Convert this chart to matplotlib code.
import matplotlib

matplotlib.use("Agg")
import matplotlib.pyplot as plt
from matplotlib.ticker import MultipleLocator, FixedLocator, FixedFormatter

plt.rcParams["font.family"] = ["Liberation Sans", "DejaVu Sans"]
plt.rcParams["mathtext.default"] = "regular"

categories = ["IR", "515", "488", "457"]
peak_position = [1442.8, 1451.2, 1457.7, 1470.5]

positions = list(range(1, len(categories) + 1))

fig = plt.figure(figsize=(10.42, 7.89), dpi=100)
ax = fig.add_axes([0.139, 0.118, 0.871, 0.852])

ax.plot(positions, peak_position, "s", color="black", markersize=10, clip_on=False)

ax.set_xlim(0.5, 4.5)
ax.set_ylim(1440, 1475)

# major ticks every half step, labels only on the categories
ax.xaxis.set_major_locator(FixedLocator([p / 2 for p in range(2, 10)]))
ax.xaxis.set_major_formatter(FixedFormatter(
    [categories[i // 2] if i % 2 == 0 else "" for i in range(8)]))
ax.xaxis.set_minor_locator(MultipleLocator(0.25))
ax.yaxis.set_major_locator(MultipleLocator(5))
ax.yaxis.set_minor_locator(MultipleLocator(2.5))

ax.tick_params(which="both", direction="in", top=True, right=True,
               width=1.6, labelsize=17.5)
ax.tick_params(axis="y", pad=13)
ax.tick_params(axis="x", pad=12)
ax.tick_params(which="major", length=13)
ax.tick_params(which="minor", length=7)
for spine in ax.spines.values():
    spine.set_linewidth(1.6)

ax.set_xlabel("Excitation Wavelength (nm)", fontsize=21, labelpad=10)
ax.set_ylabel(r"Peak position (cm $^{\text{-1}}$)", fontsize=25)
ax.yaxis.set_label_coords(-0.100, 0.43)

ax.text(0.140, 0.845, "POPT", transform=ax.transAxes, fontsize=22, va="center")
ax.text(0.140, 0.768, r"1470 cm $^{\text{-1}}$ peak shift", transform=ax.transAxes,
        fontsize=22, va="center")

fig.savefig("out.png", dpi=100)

-----

What is required
Restate the whole of the material exactly.

Response to this exercise
Convert this chart to matplotlib code.
import matplotlib

matplotlib.use("Agg")
import matplotlib.pyplot as plt
from matplotlib.ticker import MultipleLocator, FixedLocator, FixedFormatter

plt.rcParams["font.family"] = ["Liberation Sans", "DejaVu Sans"]
plt.rcParams["mathtext.default"] = "regular"

categories = ["IR", "515", "488", "457"]
peak_position = [1442.8, 1451.2, 1457.7, 1470.5]

positions = list(range(1, len(categories) + 1))

fig = plt.figure(figsize=(10.42, 7.89), dpi=100)
ax = fig.add_axes([0.139, 0.118, 0.871, 0.852])

ax.plot(positions, peak_position, "s", color="black", markersize=10, clip_on=False)

ax.set_xlim(0.5, 4.5)
ax.set_ylim(1440, 1475)

# major ticks every half step, labels only on the categories
ax.xaxis.set_major_locator(FixedLocator([p / 2 for p in range(2, 10)]))
ax.xaxis.set_major_formatter(FixedFormatter(
    [categories[i // 2] if i % 2 == 0 else "" for i in range(8)]))
ax.xaxis.set_minor_locator(MultipleLocator(0.25))
ax.yaxis.set_major_locator(MultipleLocator(5))
ax.yaxis.set_minor_locator(MultipleLocator(2.5))

ax.tick_params(which="both", direction="in", top=True, right=True,
               width=1.6, labelsize=17.5)
ax.tick_params(axis="y", pad=13)
ax.tick_params(axis="x", pad=12)
ax.tick_params(which="major", length=13)
ax.tick_params(which="minor", length=7)
for spine in ax.spines.values():
    spine.set_linewidth(1.6)

ax.set_xlabel("Excitation Wavelength (nm)", fontsize=21, labelpad=10)
ax.set_ylabel(r"Peak position (cm $^{\text{-1}}$)", fontsize=25)
ax.yaxis.set_label_coords(-0.100, 0.43)

ax.text(0.140, 0.845, "POPT", transform=ax.transAxes, fontsize=22, va="center")
ax.text(0.140, 0.768, r"1470 cm $^{\text{-1}}$ peak shift", transform=ax.transAxes,
        fontsize=22, va="center")

fig.savefig("out.png", dpi=100)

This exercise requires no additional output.